DUBAI // How long until Bryan Adams releases a vintage standards album? Turning to the great American songbook seems like the inevitable next stage in Adams’s growing-old-gracefully project. He’s already released a covers LP (Tracks of My Years) and embraced a quaint, 1950s rockabilly persona for the Get Up tour, which rolled into Dubai’s Autism Rocks Arena on Thursday. Perhaps a country album is on the cards next?
And yes, we all noticed when Adams sung "someday I'll be 18 going on 65" in 18 Til I Die, rather than the original lyric's "55", which was still loudly plastered on the big screen behind him. Time to fire the tech guy – Adams turned 57 in November.

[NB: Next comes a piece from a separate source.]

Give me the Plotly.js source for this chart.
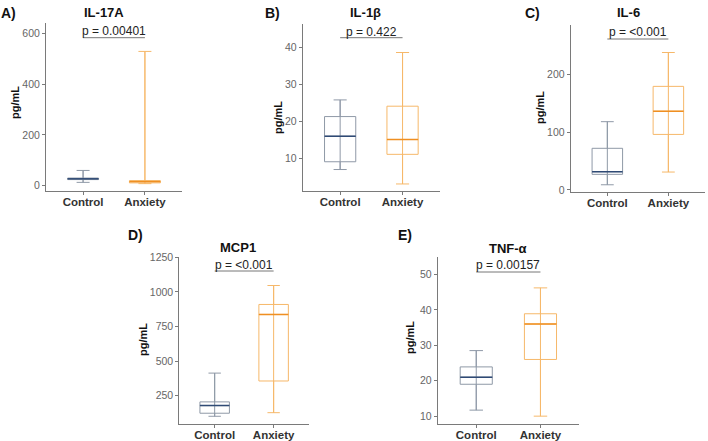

There’s lots to admire in Adams’s back-to-basics approach – slicked back “greaser” hair, the perpetually buttoned-up suit jacket and big vintage guitar. He appears backed by just a skeleton quartet – bass, drums, keys, second guitar – no harmony-helping backing singers or stage-filling horn section in sight. Multimedia is low key and largely monochrome. Significantly, the big screens at the side of the stage are turned off – despite looping numbing adverts during the wait for the show – the message seems to be, “Look at me, but don’t look too closely”.
There was a feel of cabaret to this suited, booted – and distinctly hit-filled – revue. Part of Adams’s groping for respectability may explain the bewitching decision to downplay many of his greatest singles – from shame? boredom? – adrift among this epic, 30-song set.
Rule No 1 of the rock-star handbook: don't fritter away your biggest anthem (Summer of '69) mid-set, and then encore with your new song which is so shamelessly derivative of said hit (Brand New Day), people around me started singing the wrong words. Dispatching 1984's Run to You – arguably his rawest, most real vignette – fourth in the set was a frustrating waste.
But Adams still knows how to milk his well-stocked catalogue of overly earnest ballads. Robin Hood theme (Everything I Do) I Do It for You queued a heap of soppy couples swaying awkwardly, while those gravelly vocal chords proved in fine health with dialled-down, solo acoustic takes on Let's Make a Night to Remember and Have You Ever Really Loved a Woman?
At truth, this material suits Adams a little better than the medley of rock n' roll classics he encored with, during which the band somehow managed to make the Wild Thing riff – one of the wildest, loutish, filthiest guitar hooks in the history of rock – sound tame and middle-of-the-road. But then he was redeemed, turning solo acoustic again for closing singalongs Straight From the Heart and All for Love.
A perennial Dubai favourite, Adams has aged as Dubai has grown – he playfully recalled his first gig in the emirate, in 1993, to “25 people and the guy who rode the camel”.
It’s not clear his memory of this (fifth? sixth?) visit will be as fond. Adams took stage time, like Axl Rose six days earlier, to complain about the traffic.
“Are we still in Dubai?” he asked. “It took about four hours from the hotel to get here – what made them put it [the venue] here? Why not there?”
It seems almost impossible to talk or write about Adams’s concert without mentioning the calamitous Guns N’ Roses gig six days earlier – the complaint then was there were too many people. This week, if anything, it was that there were too few – I overheard numerous punters ringing friends, reassuring them that they would be able to see the stage this time, and that the car park/taxi queue really won’t be all that bad. This night was everything that night wasn’t – pleasant, orderly, and lacking in pyrotechnics in every sense.